## start

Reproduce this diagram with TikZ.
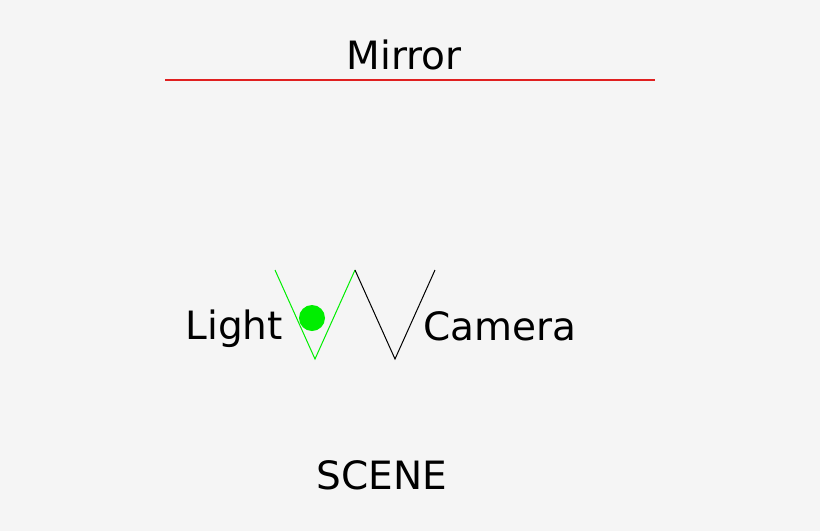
\documentclass[tikz,border=0pt]{standalone}
\usepackage{fontspec}
\setmainfont{DejaVu Sans}
\definecolor{backgr}{HTML}{F5F5F5}
\definecolor{mirrorred}{HTML}{E02020}
\definecolor{lightgreen}{HTML}{00EE00}
\newcommand{\labelfont}{\fontsize{39}{47}\selectfont}
\tikzset{every path/.style={line width=1 pt},
  lbl/.style={inner sep=0pt, anchor=base, font=\labelfont}}

\begin{document}
\begin{tikzpicture}[x=1pt,y=-1pt]
\fill[backgr] (0,0) rectangle (820,531);
\useasboundingbox (0,0) rectangle (820,531);

%mirror
\draw[mirrorred, line width=2pt] (165,79.5) -- (655,79.5);
\node[lbl] (mirror) at (404,69) {Mirror};

%light
\draw[lightgreen] (275,270) -- (315,359) -- (355,270);
\fill[lightgreen] (312,318) circle[radius=13];
\node[lbl, anchor=base west] (light) at (185,339) {Light};

%camera
\draw (355,270) -- (395,359) -- (435,270);
\node[lbl, anchor=base west] (camera) at (423,340) {Camera};

%scene
\node[lbl] (scene) at (382,489) {SCENE};
\end{tikzpicture}
\end{document}
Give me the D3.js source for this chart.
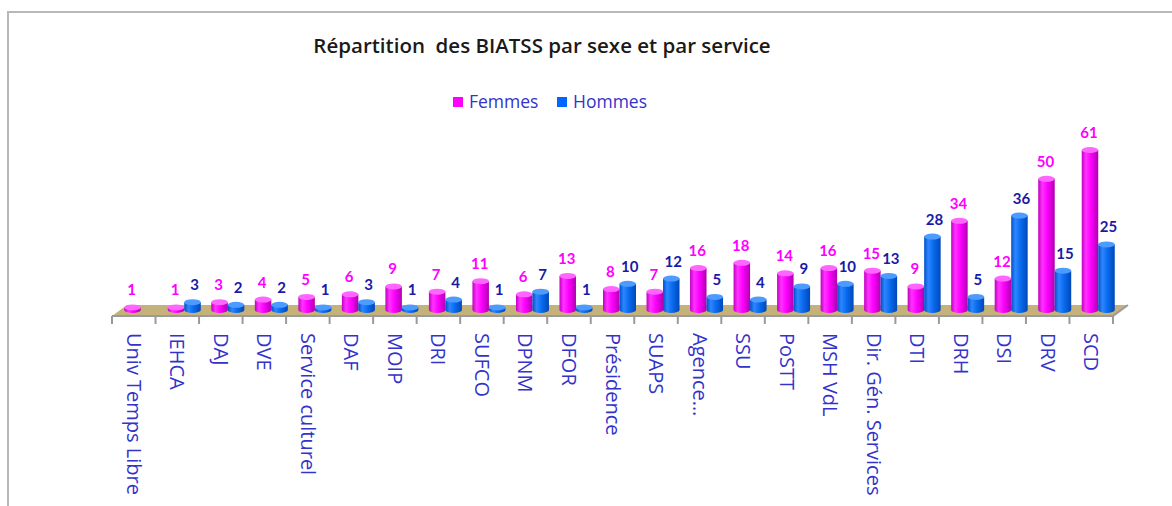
<!DOCTYPE html>
<html><head><meta charset="utf-8">
<script src="https://cdn.jsdelivr.net/npm/d3@7"></script>
<style>body{margin:0;background:#fff}svg{display:block}</style>
</head><body>
<script>
const categories = ["Univ Temps Libre","IEHCA","DAJ","DVE","Service culturel","DAF","MOIP","DRI","SUFCO","DPNM","DFOR","Présidence","SUAPS","Agence…","SSU","PoSTT","MSH VdL","Dir. Gén. Services","DTI","DRH","DSI","DRV","SCD"];
const femmes = [1,1,3,4,5,6,9,7,11,6,13,8,7,16,18,14,16,15,9,34,12,50,61];
const hommes = [null,3,2,2,1,3,1,4,1,7,1,10,12,5,4,9,10,13,28,5,36,15,25];
const seriesNames = ["Femmes","Hommes"];

const W = 1172, H = 506;
const svg = d3.select("body").append("svg").attr("width", W).attr("height", H);
const defs = svg.append("defs");
function grad(id, stops){
  const g = defs.append("linearGradient").attr("id", id).attr("x1","0").attr("x2","1").attr("y1","0").attr("y2","0");
  stops.forEach(([o,c]) => g.append("stop").attr("offset", o).attr("stop-color", c));
}
grad("gF", [[0,"#c000c0"],[0.25,"#ff33ff"],[0.55,"#ff00ff"],[1,"#b000b0"]]);
grad("gH", [[0,"#0050c8"],[0.25,"#2e86ff"],[0.55,"#0a6cf0"],[1,"#0048b8"]]);
const topF = "#ff66ff", topH = "#4d9bff";

// frame
svg.append("path").attr("d", `M8,${H} L8,12 L${W},12`).attr("fill","none").attr("stroke","#b8b8b8").attr("stroke-width",2);

// title
svg.append("text").attr("x", 542).attr("y", 53).attr("text-anchor","middle")
  .attr("font-family","'Open Sans', sans-serif").attr("font-weight","600").attr("font-size",20.5)
  .attr("fill","#1a1a1a").attr("xml:space","preserve").text("Répartition  des BIATSS par sexe et par service");

// legend
const legend = [{n:seriesNames[0], c:"#ff00ff", x:453},{n:seriesNames[1], c:"#0066ff", x:557}];
legend.forEach(l => {
  svg.append("rect").attr("x", l.x).attr("y", 97).attr("width", 10).attr("height", 10).attr("fill", l.c);
  svg.append("text").attr("x", l.x + 16).attr("y", 108).attr("font-family","'Open Sans', sans-serif")
    .attr("font-size",17.5).attr("fill","#3333cc").text(l.n);
});

// scales
const x = d3.scaleBand().domain(categories).range([112, 1113]).padding(0);
const y = d3.scaleLinear().domain([0, 61]).range([310, 150]);
const depth = 15, floorBack = 305, floorFront = 316;

// floor
svg.append("path").attr("d", `M${x.range()[0]},${floorFront} L${x.range()[0]+depth},${floorBack} L${x.range()[1]+depth},${floorBack} L${x.range()[1]},${floorFront} Z`)
  .attr("fill","#c4b27a");
svg.append("path").attr("d", `M${x.range()[0]},${floorFront} L${x.range()[1]},${floorFront} L${x.range()[1]+depth},${floorBack}`)
  .attr("fill","none").attr("stroke","#9a9a9a").attr("stroke-width",2);

// ticks
const tickXs = categories.map(c => x(c)).concat([x.range()[1]]);
svg.append("g").selectAll("line").data(tickXs).join("line")
  .attr("x1", d => d).attr("x2", d => d).attr("y1", floorFront).attr("y2", floorFront + 8)
  .attr("stroke","#9a9a9a").attr("stroke-width",2);

// bars
const bw = 16.5;
const inner = (x.bandwidth() - 2*bw)/2 + 7;
function cyl(g, cx0, v, fillId, topC){
  if (v == null) return;
  const x0 = cx0, x1 = cx0 + bw, rx = bw/2, ry = 3;
  const yt = y(v), yb = y(0);
  g.append("path").attr("d", `M${x0},${yt} L${x0},${yb} A${rx},${ry} 0 0 0 ${x1},${yb} L${x1},${yt} Z`).attr("fill", `url(#${fillId})`);
  g.append("ellipse").attr("cx", x0 + rx).attr("cy", yt).attr("rx", rx).attr("ry", ry).attr("fill", topC);
}
const bars = svg.append("g");
categories.forEach((c, i) => {
  const xf = x(c) + inner, xh = xf + bw;
  cyl(bars, xf, femmes[i], "gF", topF);
  cyl(bars, xh, hommes[i], "gH", topH);
});

// value labels
const lbl = svg.append("g").attr("font-family","'Lato', sans-serif").attr("font-weight","bold").attr("font-size",15).attr("text-anchor","middle");
categories.forEach((c, i) => {
  const xf = x(c) + inner, xh = xf + bw;
  if (femmes[i] != null) lbl.append("text").attr("x", xf + bw/2 - 1).attr("y", y(femmes[i]) - 12).attr("fill","#ff00ff").text(femmes[i]);
  if (hommes[i] != null) lbl.append("text").attr("x", xh + bw/2 + 2).attr("y", y(hommes[i]) - 12).attr("fill","#1a1aa8").text(hommes[i]);
});

// category labels (rotated)
svg.append("g").selectAll("text").data(categories).join("text")
  .attr("transform", d => `translate(${x(d) + x.bandwidth()/2 - 7},333) rotate(90)`)
  .attr("font-family","'Open Sans', sans-serif").attr("font-size",20).attr("fill","#3333cc")
  .text(d => d);
</script>
</body></html>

## end

Exercise prompt —
Quote every line of the records above exactly; no picture is to be copied.

Response to the exercise —
Reproduce this diagram with TikZ.
\documentclass[tikz,border=0pt]{standalone}
\usepackage{fontspec}
\setmainfont{DejaVu Sans}
\definecolor{backgr}{HTML}{F5F5F5}
\definecolor{mirrorred}{HTML}{E02020}
\definecolor{lightgreen}{HTML}{00EE00}
\newcommand{\labelfont}{\fontsize{39}{47}\selectfont}
\tikzset{every path/.style={line width=1 pt},
  lbl/.style={inner sep=0pt, anchor=base, font=\labelfont}}

\begin{document}
\begin{tikzpicture}[x=1pt,y=-1pt]
\fill[backgr] (0,0) rectangle (820,531);
\useasboundingbox (0,0) rectangle (820,531);

%mirror
\draw[mirrorred, line width=2pt] (165,79.5) -- (655,79.5);
\node[lbl] (mirror) at (404,69) {Mirror};

%light
\draw[lightgreen] (275,270) -- (315,359) -- (355,270);
\fill[lightgreen] (312,318) circle[radius=13];
\node[lbl, anchor=base west] (light) at (185,339) {Light};

%camera
\draw (355,270) -- (395,359) -- (435,270);
\node[lbl, anchor=base west] (camera) at (423,340) {Camera};

%scene
\node[lbl] (scene) at (382,489) {SCENE};
\end{tikzpicture}
\end{document}
Give me the D3.js source for this chart.
<!DOCTYPE html>
<html><head><meta charset="utf-8">
<script src="https://cdn.jsdelivr.net/npm/d3@7"></script>
<style>body{margin:0;background:#fff}svg{display:block}</style>
</head><body>
<script>
const categories = ["Univ Temps Libre","IEHCA","DAJ","DVE","Service culturel","DAF","MOIP","DRI","SUFCO","DPNM","DFOR","Présidence","SUAPS","Agence…","SSU","PoSTT","MSH VdL","Dir. Gén. Services","DTI","DRH","DSI","DRV","SCD"];
const femmes = [1,1,3,4,5,6,9,7,11,6,13,8,7,16,18,14,16,15,9,34,12,50,61];
const hommes = [null,3,2,2,1,3,1,4,1,7,1,10,12,5,4,9,10,13,28,5,36,15,25];
const seriesNames = ["Femmes","Hommes"];

const W = 1172, H = 506;
const svg = d3.select("body").append("svg").attr("width", W).attr("height", H);
const defs = svg.append("defs");
function grad(id, stops){
  const g = defs.append("linearGradient").attr("id", id).attr("x1","0").attr("x2","1").attr("y1","0").attr("y2","0");
  stops.forEach(([o,c]) => g.append("stop").attr("offset", o).attr("stop-color", c));
}
grad("gF", [[0,"#c000c0"],[0.25,"#ff33ff"],[0.55,"#ff00ff"],[1,"#b000b0"]]);
grad("gH", [[0,"#0050c8"],[0.25,"#2e86ff"],[0.55,"#0a6cf0"],[1,"#0048b8"]]);
const topF = "#ff66ff", topH = "#4d9bff";

// frame
svg.append("path").attr("d", `M8,${H} L8,12 L${W},12`).attr("fill","none").attr("stroke","#b8b8b8").attr("stroke-width",2);

// title
svg.append("text").attr("x", 542).attr("y", 53).attr("text-anchor","middle")
  .attr("font-family","'Open Sans', sans-serif").attr("font-weight","600").attr("font-size",20.5)
  .attr("fill","#1a1a1a").attr("xml:space","preserve").text("Répartition  des BIATSS par sexe et par service");

// legend
const legend = [{n:seriesNames[0], c:"#ff00ff", x:453},{n:seriesNames[1], c:"#0066ff", x:557}];
legend.forEach(l => {
  svg.append("rect").attr("x", l.x).attr("y", 97).attr("width", 10).attr("height", 10).attr("fill", l.c);
  svg.append("text").attr("x", l.x + 16).attr("y", 108).attr("font-family","'Open Sans', sans-serif")
    .attr("font-size",17.5).attr("fill","#3333cc").text(l.n);
});

// scales
const x = d3.scaleBand().domain(categories).range([112, 1113]).padding(0);
const y = d3.scaleLinear().domain([0, 61]).range([310, 150]);
const depth = 15, floorBack = 305, floorFront = 316;

// floor
svg.append("path").attr("d", `M${x.range()[0]},${floorFront} L${x.range()[0]+depth},${floorBack} L${x.range()[1]+depth},${floorBack} L${x.range()[1]},${floorFront} Z`)
  .attr("fill","#c4b27a");
svg.append("path").attr("d", `M${x.range()[0]},${floorFront} L${x.range()[1]},${floorFront} L${x.range()[1]+depth},${floorBack}`)
  .attr("fill","none").attr("stroke","#9a9a9a").attr("stroke-width",2);

// ticks
const tickXs = categories.map(c => x(c)).concat([x.range()[1]]);
svg.append("g").selectAll("line").data(tickXs).join("line")
  .attr("x1", d => d).attr("x2", d => d).attr("y1", floorFront).attr("y2", floorFront + 8)
  .attr("stroke","#9a9a9a").attr("stroke-width",2);

// bars
const bw = 16.5;
const inner = (x.bandwidth() - 2*bw)/2 + 7;
function cyl(g, cx0, v, fillId, topC){
  if (v == null) return;
  const x0 = cx0, x1 = cx0 + bw, rx = bw/2, ry = 3;
  const yt = y(v), yb = y(0);
  g.append("path").attr("d", `M${x0},${yt} L${x0},${yb} A${rx},${ry} 0 0 0 ${x1},${yb} L${x1},${yt} Z`).attr("fill", `url(#${fillId})`);
  g.append("ellipse").attr("cx", x0 + rx).attr("cy", yt).attr("rx", rx).attr("ry", ry).attr("fill", topC);
}
const bars = svg.append("g");
categories.forEach((c, i) => {
  const xf = x(c) + inner, xh = xf + bw;
  cyl(bars, xf, femmes[i], "gF", topF);
  cyl(bars, xh, hommes[i], "gH", topH);
});

// value labels
const lbl = svg.append("g").attr("font-family","'Lato', sans-serif").attr("font-weight","bold").attr("font-size",15).attr("text-anchor","middle");
categories.forEach((c, i) => {
  const xf = x(c) + inner, xh = xf + bw;
  if (femmes[i] != null) lbl.append("text").attr("x", xf + bw/2 - 1).attr("y", y(femmes[i]) - 12).attr("fill","#ff00ff").text(femmes[i]);
  if (hommes[i] != null) lbl.append("text").attr("x", xh + bw/2 + 2).attr("y", y(hommes[i]) - 12).attr("fill","#1a1aa8").text(hommes[i]);
});

// category labels (rotated)
svg.append("g").selectAll("text").data(categories).join("text")
  .attr("transform", d => `translate(${x(d) + x.bandwidth()/2 - 7},333) rotate(90)`)
  .attr("font-family","'Open Sans', sans-serif").attr("font-size",20).attr("fill","#3333cc")
  .text(d => d);
</script>
</body></html>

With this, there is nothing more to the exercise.